**TASK BRIEF:**
Retype all material exactly. Pictures stay out of the copy.

···

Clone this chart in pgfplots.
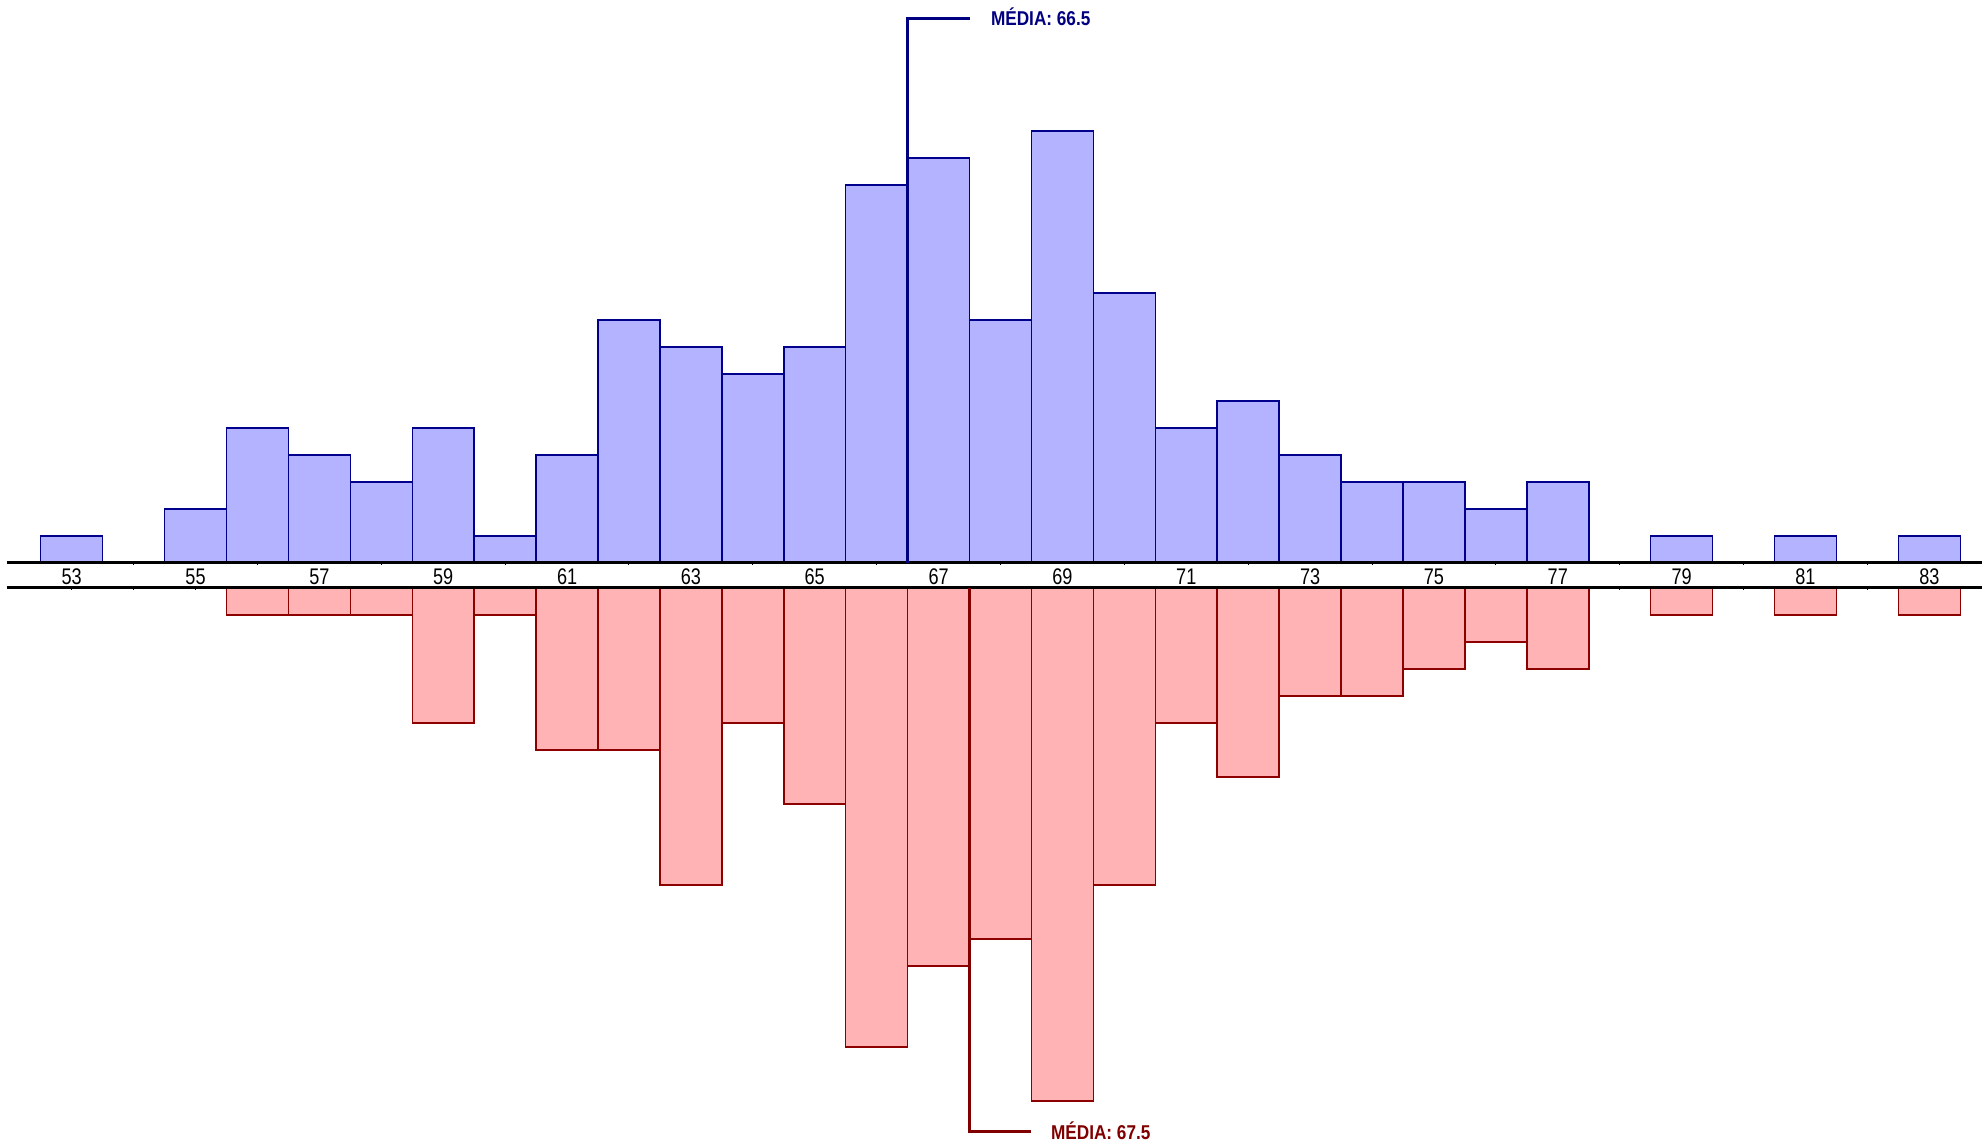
\documentclass[border=0pt]{standalone}
\usepackage{fontspec}
\setmainfont[FakeStretch=0.8]{Liberation Sans}
\newfontfamily\medfont[FakeStretch=0.86]{Liberation Sans}
\usepackage{pgfplots}
\pgfplotsset{compat=1.18}
\usepackage{pgfplotstable}

\definecolor{barblue}{RGB}{179,179,255}
\definecolor{edgeblue}{RGB}{0,0,140}
\definecolor{barred}{RGB}{255,179,181}
\definecolor{edgered}{RGB}{140,0,0}
\definecolor{lblblue}{RGB}{0,0,128}
\definecolor{lblred}{RGB}{128,0,0}

% upper histogram (counts per class)
\pgfplotstableread{
x  n
53 1
55 2
56 5
57 4
58 3
59 5
60 1
61 4
62 9
63 8
64 7
65 8
66 14
67 15
68 9
69 16
70 10
71 5
72 6
73 4
74 3
75 3
76 2
77 3
79 1
81 1
83 1
}\tophist

% lower histogram (counts per class, drawn downward)
\pgfplotstableread{
x  n
56 1
57 1
58 1
59 5
60 1
61 6
62 6
63 11
64 5
65 8
66 17
67 14
68 13
69 19
70 11
71 5
72 7
73 4
74 4
75 3
76 2
77 3
79 1
81 1
83 1
}\bothist

\begin{document}
\begin{tikzpicture}
\pgfplotsset{
  hist/.style={
    scale only axis, width=991pt,
    xmin=51.8421, xmax=83.8511,
    axis y line=none,
    axis line style={draw=none},
    tick align=outside,
    tick style={black, line width=0.5pt},
    clip=false,
  },
}
% upper axis
\begin{axis}[hist,
  at={(0pt,291pt)}, anchor=south west,
  height=281.5pt, ymin=0, ymax=20.8519,
  axis x line=bottom,
  xtick={54,56,...,82}, xticklabels={},
  major tick length=2pt,
]
\addplot[ybar, bar width=1, bar shift=0pt, fill=barblue, draw=edgeblue, line width=0.75pt]
  table[x=x, y=n] {\tophist};
\draw[black, line width=1.5pt] (axis cs:51.95,0) -- (axis cs:83.8511,0);
\draw[lblblue, line width=1.5pt] (axis cs:66.5,0) |- (axis cs:67.51,20.15);
\node[anchor=base west, inner sep=0pt, text=lblblue, font=\medfont\bfseries\fontsize{10}{12}\selectfont]
  at (axis cs:67.84,19.89) {MÉDIA: 66.5};
\end{axis}
% lower axis
\begin{axis}[hist,
  at={(0pt,0pt)}, anchor=south west,
  height=278.5pt, ymin=-20.6296, ymax=0,
  axis x line=top,
  xtick={53,54,...,83},
  xticklabels={53,{},55,{},57,{},59,{},61,{},63,{},65,{},67,{},69,{},71,{},73,{},75,{},77,{},79,{},81,{},83},
  major tick length=1.7pt,
  xticklabel style={font=\fontsize{11.3}{13}\selectfont, anchor=center, yshift=4.9pt},
]
\addplot[ybar, bar width=1, bar shift=0pt, fill=barred, draw=edgered, line width=0.75pt]
  table[x=x, y expr=-\thisrow{n}] {\bothist};
\draw[black, line width=1.5pt] (axis cs:51.95,0) -- (axis cs:83.8511,0);
\draw[lblred, line width=1.5pt] (axis cs:67.5,0) |- (axis cs:68.50,-20.14);
\node[anchor=base west, inner sep=0pt, text=lblred, font=\medfont\bfseries\fontsize{10}{12}\selectfont]
  at (axis cs:68.81,-20.44) {MÉDIA: 67.5};
\end{axis}
\pgfresetboundingbox
\path[use as bounding box] (0pt,0pt) rectangle (991pt,572.5pt);
\end{tikzpicture}
\end{document}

···

**COMPLETED EXERCISE:**
Clone this chart in pgfplots.
\documentclass[border=0pt]{standalone}
\usepackage{fontspec}
\setmainfont[FakeStretch=0.8]{Liberation Sans}
\newfontfamily\medfont[FakeStretch=0.86]{Liberation Sans}
\usepackage{pgfplots}
\pgfplotsset{compat=1.18}
\usepackage{pgfplotstable}

\definecolor{barblue}{RGB}{179,179,255}
\definecolor{edgeblue}{RGB}{0,0,140}
\definecolor{barred}{RGB}{255,179,181}
\definecolor{edgered}{RGB}{140,0,0}
\definecolor{lblblue}{RGB}{0,0,128}
\definecolor{lblred}{RGB}{128,0,0}

% upper histogram (counts per class)
\pgfplotstableread{
x  n
53 1
55 2
56 5
57 4
58 3
59 5
60 1
61 4
62 9
63 8
64 7
65 8
66 14
67 15
68 9
69 16
70 10
71 5
72 6
73 4
74 3
75 3
76 2
77 3
79 1
81 1
83 1
}\tophist

% lower histogram (counts per class, drawn downward)
\pgfplotstableread{
x  n
56 1
57 1
58 1
59 5
60 1
61 6
62 6
63 11
64 5
65 8
66 17
67 14
68 13
69 19
70 11
71 5
72 7
73 4
74 4
75 3
76 2
77 3
79 1
81 1
83 1
}\bothist

\begin{document}
\begin{tikzpicture}
\pgfplotsset{
  hist/.style={
    scale only axis, width=991pt,
    xmin=51.8421, xmax=83.8511,
    axis y line=none,
    axis line style={draw=none},
    tick align=outside,
    tick style={black, line width=0.5pt},
    clip=false,
  },
}
% upper axis
\begin{axis}[hist,
  at={(0pt,291pt)}, anchor=south west,
  height=281.5pt, ymin=0, ymax=20.8519,
  axis x line=bottom,
  xtick={54,56,...,82}, xticklabels={},
  major tick length=2pt,
]
\addplot[ybar, bar width=1, bar shift=0pt, fill=barblue, draw=edgeblue, line width=0.75pt]
  table[x=x, y=n] {\tophist};
\draw[black, line width=1.5pt] (axis cs:51.95,0) -- (axis cs:83.8511,0);
\draw[lblblue, line width=1.5pt] (axis cs:66.5,0) |- (axis cs:67.51,20.15);
\node[anchor=base west, inner sep=0pt, text=lblblue, font=\medfont\bfseries\fontsize{10}{12}\selectfont]
  at (axis cs:67.84,19.89) {MÉDIA: 66.5};
\end{axis}
% lower axis
\begin{axis}[hist,
  at={(0pt,0pt)}, anchor=south west,
  height=278.5pt, ymin=-20.6296, ymax=0,
  axis x line=top,
  xtick={53,54,...,83},
  xticklabels={53,{},55,{},57,{},59,{},61,{},63,{},65,{},67,{},69,{},71,{},73,{},75,{},77,{},79,{},81,{},83},
  major tick length=1.7pt,
  xticklabel style={font=\fontsize{11.3}{13}\selectfont, anchor=center, yshift=4.9pt},
]
\addplot[ybar, bar width=1, bar shift=0pt, fill=barred, draw=edgered, line width=0.75pt]
  table[x=x, y expr=-\thisrow{n}] {\bothist};
\draw[black, line width=1.5pt] (axis cs:51.95,0) -- (axis cs:83.8511,0);
\draw[lblred, line width=1.5pt] (axis cs:67.5,0) |- (axis cs:68.50,-20.14);
\node[anchor=base west, inner sep=0pt, text=lblred, font=\medfont\bfseries\fontsize{10}{12}\selectfont]
  at (axis cs:68.81,-20.44) {MÉDIA: 67.5};
\end{axis}
\pgfresetboundingbox
\path[use as bounding box] (0pt,0pt) rectangle (991pt,572.5pt);
\end{tikzpicture}
\end{document}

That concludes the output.